Last Updated: Wednesday, 31 May 2023, 15:44 GMT

UN war crimes tribunal sentences former Rwandan soldier to 15 years in prison

Publisher UN News Service
Publication Date 11 February 2010
Cite as UN News Service, UN war crimes tribunal sentences former Rwandan soldier to 15 years in prison, 11 February 2010, available at: https://www.refworld.org/docid/4b7ba8c88.html [accessed 2 June 2023]
DisclaimerThis is not a UNHCR publication. UNHCR is not responsible for, nor does it necessarily endorse, its content. Any views expressed are solely those of the author or publisher and do not necessarily reflect those of UNHCR, the United Nations or its Member States.
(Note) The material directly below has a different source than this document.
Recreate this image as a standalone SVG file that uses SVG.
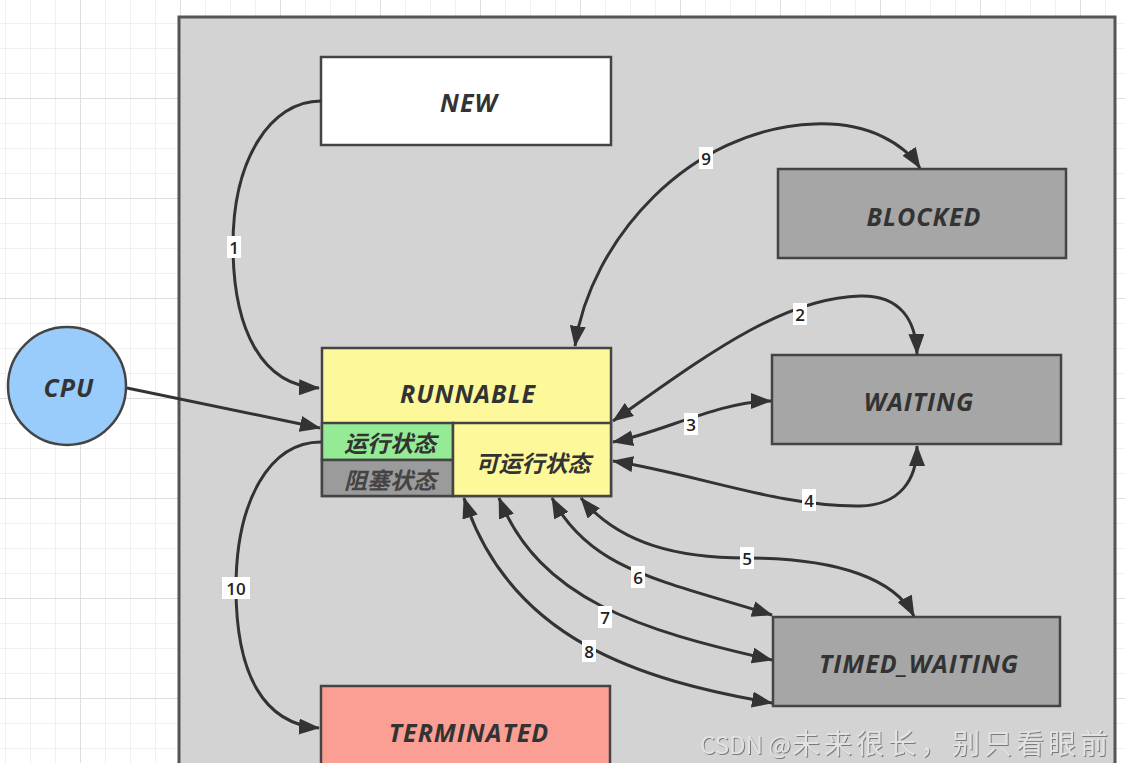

The United Nations-backed tribunal tasked with trying atrocities committed during the 1994 massacre in Rwanda of ethnic Tutsis and moderate Hutus today handed down a 15-year prison sentence to a former soldier, convicting him of direct and public incitement to commit genocide.

Today's decision follows Tharcisse Muvunyi's retrial after he was found guilty of several acts of genocide, direct and public incitement to commit genocide, and other inhumane acts and sentenced to 25 years in prison by the International Criminal Tribunal for Rwanda (ICTR) in 2006.

In 2008, the tribunal's appeals chamber set aside the convictions and sentence, but ordered a retrial that began last June of one allegation of direct and public incitement to commit genocide related to a speech Mr. Muvunyi gave in Butare prefecture in May 1994, in which he called for the killing of Tutsis, whom he referred to as snakes.

Mr. Muvunyi, 57, was formerly a lieutenant colonel in the Rwandan army. He was arrested in the United Kingdom in 2000 and transferred to the UN detention facility in Arusha, Tanzania, where the ICTR is based, later that year.

The Security Council authorized the creation of the tribunal in late 1994 in response to the genocide, in which an estimated 800,000 ethnic Tutsis and moderate Hutus were killed, mainly by machete, within just 100 days starting in early April that year.